In the December 2025 order, the DMV ordered the automaker to stop using the term "autopilot" within 60 days, or the agency would issue a 30-day suspension of Tesla's dealership license. Tesla had already stopped using the phrase "full self-driving capability" in its marketing after the DMV filed its complaints against the company in 2022.
Administrative Law Judge Juliet E. Cox at the time rejected Tesla's argument that it could still use "self-driving" to describe its cars because their hardware would allow them to reach this ultimate goal.
"Respondent's argument that such vehicles may yet become fully autonomous is optimistic, but not evidence-based," Judge Cox said. "The feature set name full self-driving capability is actually, unambiguously false and counterfactual."
Additionally, Judge Cox slammed Tesla's arguments that it has always and repeatedly issued disclaimers that its autopilot cannot supplant human attention.
"[Tesla] follows a long but unlawful tradition of intentionally using ambiguity to mislead consumers while maintaining some level of deniability about the intended meaning," the judge said in her order. "Moreover, [the DMV's] allegation regarding autopilot is not only that this name misleads in context; it is that the name itself, which respondent chose, is inherently misleading."

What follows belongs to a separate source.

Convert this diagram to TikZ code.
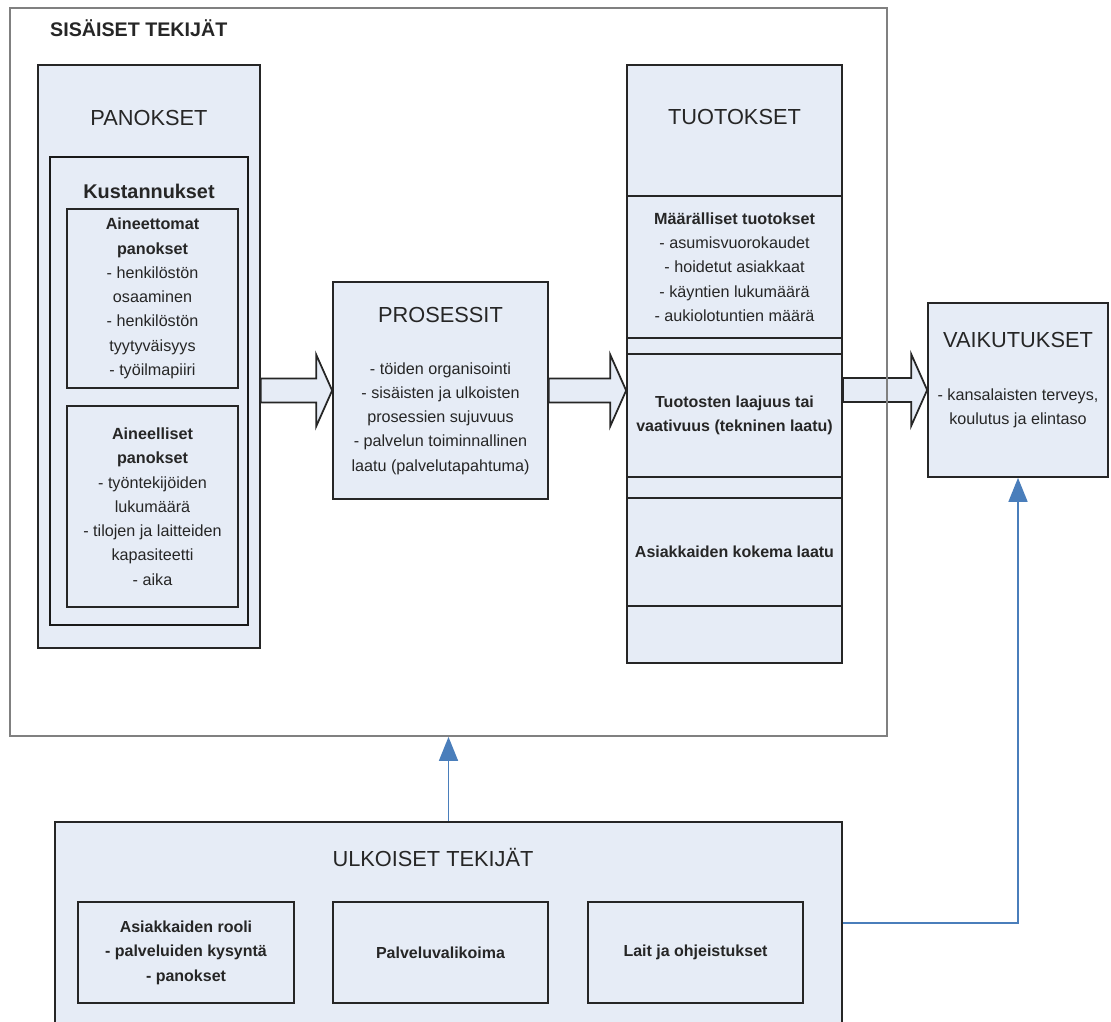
\documentclass[tikz,border=0pt]{standalone}
\usepackage{fontspec}
\setmainfont{Liberation Sans}
\usetikzlibrary{calc, arrows.meta}
\definecolor{boxfill}{HTML}{E6ECF6}
\definecolor{linkblue}{HTML}{4A7EBB}

\begin{document}
\begin{tikzpicture}[x=0.02cm, y=-0.02cm,
      box/.style={draw=black!85, line width=1pt, fill=boxfill, rectangle, inner sep=0pt},
      outerframe/.style={draw=black!50, line width=1.1pt, rectangle, inner sep=0pt},
      boxtitle/.style={font=\fontsize{12.4}{14}\selectfont, text=black!85},
      boxtext/.style={font=\fontsize{9.2}{13.8}\selectfont, text=black!85, align=center},
      boldtext/.style={font=\fontsize{9.1}{14}\selectfont\bfseries, text=black!85, align=center},
      bluelink/.style={draw=linkblue, line width=0.8pt, -{Triangle[length=13.6pt, width=10.8pt]}},
      bigarrow/.style={draw=black!85, line width=1pt, fill=boxfill,
        to path={let \p1=(\tikztostart), \p2=(\tikztotarget) in
          (\x1,\y2+0.24cm) -- (\x2-0.32cm,\y2+0.24cm) -- (\x2-0.32cm,\y2+0.72cm) -- (\x2,\y2)
          -- (\x2-0.32cm,\y2-0.72cm) -- (\x2-0.32cm,\y2-0.24cm) -- (\x1,\y2-0.24cm) -- cycle}}
    ]
    \useasboundingbox (0,0) rectangle (1111,1021);
    \clip (0,0) rectangle (1111,1021);

    % panokset
    \node[box, minimum width=4.44cm, minimum height=11.66cm] (panokset) at (149,356.5) {};
    \node[boxtitle] (panokset-t) at (149,118) {PANOKSET};
    \node[box, draw=black!90, minimum width=3.96cm, minimum height=9.36cm] (kustannukset) at (149,391) {};
    \node[font=\fontsize{11.3}{13}\selectfont\bfseries, text=black!85] (kustannukset-t) at (149,191) {Kustannukset};
    \node[box, boxtext, minimum width=3.42cm, minimum height=3.58cm] (aineettomat) at (152.5,298.5)
      {\textbf{Aineettomat}\\\textbf{panokset}\\- henkilöstön\\osaaminen\\- henkilöstön\\tyytyväisyys\\- työilmapiiri};
    \node[box, boxtext, minimum width=3.42cm, minimum height=4.02cm] (aineelliset) at (152.5,506.5)
      {\textbf{Aineelliset}\\\textbf{panokset}\\- työntekijöiden\\lukumäärä\\- tilojen ja laitteiden\\kapasiteetti\\- aika};

    % prosessit
    \node[box, minimum width=4.3cm, minimum height=4.34cm] (prosessit) at (440.5,390.5) {};
    \node[boxtitle] (prosessit-t) at (440.5,315) {PROSESSIT};
    \node[boxtext] (prosessit-x) at (440.5,418.5)
      {- töiden organisointi\\- sisäisten ja ulkoisten\\prosessien sujuvuus\\- palvelun toiminnallinen\\laatu (palvelutapahtuma)};

    % tuotokset
    \node[box, minimum width=4.3cm, minimum height=11.96cm] (tuotokset) at (734.5,364) {};
    \node[boxtitle] (tuotokset-t) at (734.5,117) {TUOTOKSET};
    \node[box, boxtext, minimum width=4.3cm, minimum height=2.84cm] (maaralliset) at (734.5,267)
      {\textbf{Määrälliset tuotokset}\\- asumisvuorokaudet\\- hoidetut asiakkaat\\- käyntien lukumäärä\\- aukiolotuntien määrä};
    \node[box, boldtext, minimum width=4.3cm, minimum height=2.46cm] (laajuus) at (734.5,415.5)
      {Tuotosten laajuus tai\\vaativuus (tekninen laatu)};
    \node[box, boldtext, minimum width=4.3cm, minimum height=2.16cm] (kokema) at (734.5,552)
      {Asiakkaiden kokema laatu};

    % vaikutukset
    \node[box, minimum width=3.6cm, minimum height=3.48cm] (vaikutukset) at (1018,390) {};
    \node[boxtitle] (vaikutukset-t) at (1018,340) {VAIKUTUKSET};
    \node[boxtext] (vaikutukset-x) at (1018,408.5) {- kansalaisten terveys,\\koulutus ja elintaso};

    % ulkoiset tekijat
    \node[box, minimum width=15.74cm, minimum height=4.04cm] (ulkoiset) at (448.5,923) {};
    \node[boxtitle] (ulkoiset-t) at (433,857) {ULKOISET TEKIJÄT};
    \node[box, boldtext, minimum width=4.32cm, minimum height=2.02cm] (rooli) at (186,952.5)
      {Asiakkaiden rooli\\- palveluiden kysyntä\\- panokset};
    \node[box, boldtext, minimum width=4.3cm, minimum height=2.02cm] (valikoima) at (440.5,952.5)
      {Palveluvalikoima};
    \node[box, boldtext, minimum width=4.3cm, minimum height=2.02cm] (lait) at (695.5,952.5)
      {Lait ja ohjeistukset};

    \draw[bigarrow] (panokset.east |- prosessit.west) to (prosessit.west);
    \draw[bigarrow] (prosessit.east) to (tuotokset.west |- prosessit.east);
    \draw[bigarrow] (tuotokset.east |- vaikutukset.west) to (vaikutukset.west);

    % sisaiset tekijat
    \node[outerframe, minimum width=17.54cm, minimum height=14.56cm] (sisaiset) at (448.5,372) {};
    \node[font=\fontsize{11.2}{13}\selectfont\bfseries, text=black!85, anchor=west] (sisaiset-t) at (44,28) {SISÄISET TEKIJÄT};

    \draw[bluelink] (ulkoiset.north) -- (sisaiset.south);
    \draw[bluelink] (ulkoiset.east) -| (vaikutukset.south);
  \end{tikzpicture}
\end{document}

But Tesla says in its petition that the DMV didn't hear testimony from a single consumer before reaching its decision. And it "ignored that it was impossible to buy or use a Tesla equipped with either autopilot or full self-driving capability without being informed that they do not make the vehicle autonomous," the company adds.

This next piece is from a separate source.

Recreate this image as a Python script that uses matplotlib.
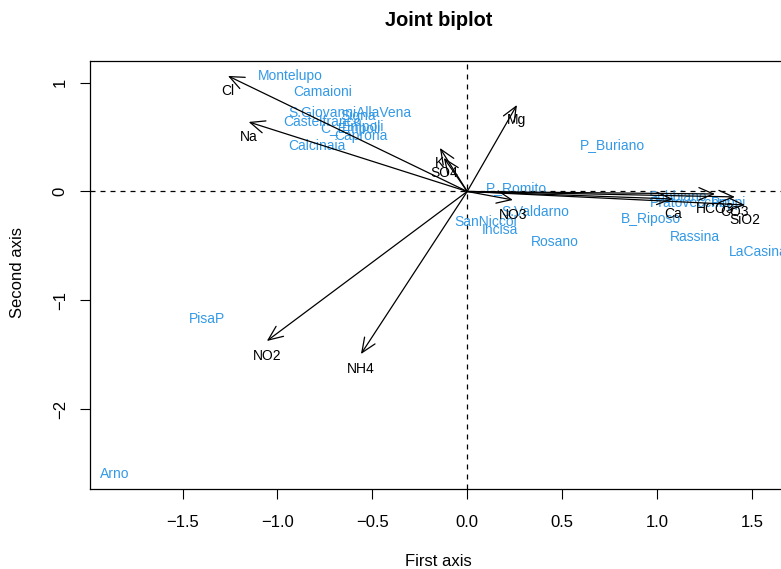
import numpy as np
import matplotlib
matplotlib.use("Agg")
import matplotlib.pyplot as plt

plt.rcParams['font.family'] = ['Liberation Sans', 'DejaVu Sans']

# sites (blue labels)
sites = ["Montelupo", "Camaioni", "S.GiovanniAllaVena", "Signa", "Castelfranco",
         "C_Empoli", "Empoli", "Caprona", "Calcinaia", "P_Buriano", "P_Romito",
         "S.Valdarno", "SanNiccol", "Incisa", "Rosano", "B_Riposo", "Subbiano",
         "Pratovecchio", "Poppi", "Rassina", "LaCasina", "PisaP", "Arno"]
site_x = [-0.933, -0.764, -0.619, -0.575, -0.764, -0.616, -0.548, -0.561, -0.792,
          0.768, 0.257, 0.357, 0.099, 0.172, 0.462, 0.970, 1.110, 1.173, 1.379,
          1.200, 1.532, -1.372, -1.857]
site_y = [1.062, 0.915, 0.720, 0.690, 0.640, 0.574, 0.593, 0.511, 0.419,
          0.425, 0.032, -0.188, -0.280, -0.354, -0.464, -0.253, -0.050, -0.106, -0.106,
          -0.418, -0.556, -1.172, -2.596]

# variables (black arrows)
variables = ["Cl", "Na", "K", "SO4", "Mg", "NO3", "Ca", "HCO3", "CO3", "SiO2", "NO2", "NH4"]
var_x = [-1.261, -1.152, -0.144, -0.123, 0.262, 0.241, 1.084, 1.306, 1.411, 1.464, -1.056, -0.560]
var_y = [1.062, 0.639, 0.400, 0.309, 0.795, -0.078, -0.069, -0.023, -0.050, -0.124, -1.374, -1.494]

xticks = [-1.5, -1.0, -0.5, 0.0, 0.5, 1.0, 1.5]
yticks = [-2, -1, 0, 1]

W, H = 781, 569
fig = plt.figure(figsize=(W / 100, H / 100), dpi=100)
# plot box in pixels: left 90, right beyond the image, top 61, bottom 489
ax = fig.add_axes([90 / W, (H - 489) / H, (830 - 90) / W, (489 - 61) / H])
ax.set_xlim(-1.988, 1.912)
ax.set_ylim(-2.734, 1.199)

ax.axhline(0, color="black", lw=0.9, ls=(0, (4, 4)))
ax.axvline(0, color="black", lw=0.9, ls=(0, (4, 4)))

blue = "#3399E6"
for name, x, y in zip(sites, site_x, site_y):
    ax.text(x, y, name, color=blue, fontsize=10, ha="center", va="center")

for name, x, y in zip(variables, var_x, var_y):
    ax.annotate("", xy=(x, y), xytext=(0, 0),
                arrowprops=dict(arrowstyle="->,head_length=0.75,head_width=0.32",
                                lw=0.9, color="black", shrinkA=0, shrinkB=0,
                                mutation_scale=14))
    ax.annotate(name, xy=(x, y), xytext=(0, -15), textcoords="offset pixels",
                ha="center", va="center", fontsize=10, color="black")

ax.set_xticks(xticks)
ax.set_xticklabels([("%.1f" % v).replace("-", "\u2212") for v in xticks])
ax.set_yticks(yticks)
ax.set_yticklabels([str(v).replace("-", "\u2212") for v in yticks])
ax.tick_params(axis="both", length=7, width=0.8, labelsize=12)
ax.tick_params(axis="x", pad=12)
ax.tick_params(axis="y", pad=9, labelrotation=90)
for lab in ax.get_yticklabels():
    lab.set_va("center")
for sp in ax.spines.values():
    sp.set_linewidth(0.9)

fig.text(438.5 / W, 1 - 20 / H, "Joint biplot", ha="center", va="center",
         fontsize=14.4, fontweight="bold")
fig.text(438 / W, 1 - 561 / H, "First axis", ha="center", va="center", fontsize=12)
fig.text(18 / W, 1 - 272 / H, "Second axis", ha="center", va="center",
         rotation=90, fontsize=12)

fig.savefig("out.png", dpi=100)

Beyond that, Judge Cox "never cites, quotes or purports to apply the relevant legal test: whether the challenged statements, when read in context, could mislead 'a significant portion' of reasonable consumers," it says.
"DMV's procedure deprived Tesla of its constitutionally protected due process rights," Tesla argues. "After serving as investigator, charging party, and complainant, DMV then served as the final decisionmaker after adopting a recommendation arising out of proceedings rife with procedural and legal errors — notably including the administrative law judge failing to follow her own preannounced rules. The entire process was grossly unfair and violated Tesla's Fourteenth Amendment right to due process."
Tesla and the California DMV didn't immediately respond to requests for comment late Tuesday.
Tesla is represented by David C. Marcus, Matthew D. Benedetto and Ari Holtzblatt of WilmerHale, and Ariel A. Neuman, Oliver Rocos and Miri E. Gold of Bird Marella Rhow Lincenberg Drooks & Nessim LLP.
Counsel information for the DMV wasn't immediately available.
The case is Tesla Inc. v. California Department of Motor Vehicles, case number 26STCP00629, in the Superior Court of the State of California, County of Los Angeles.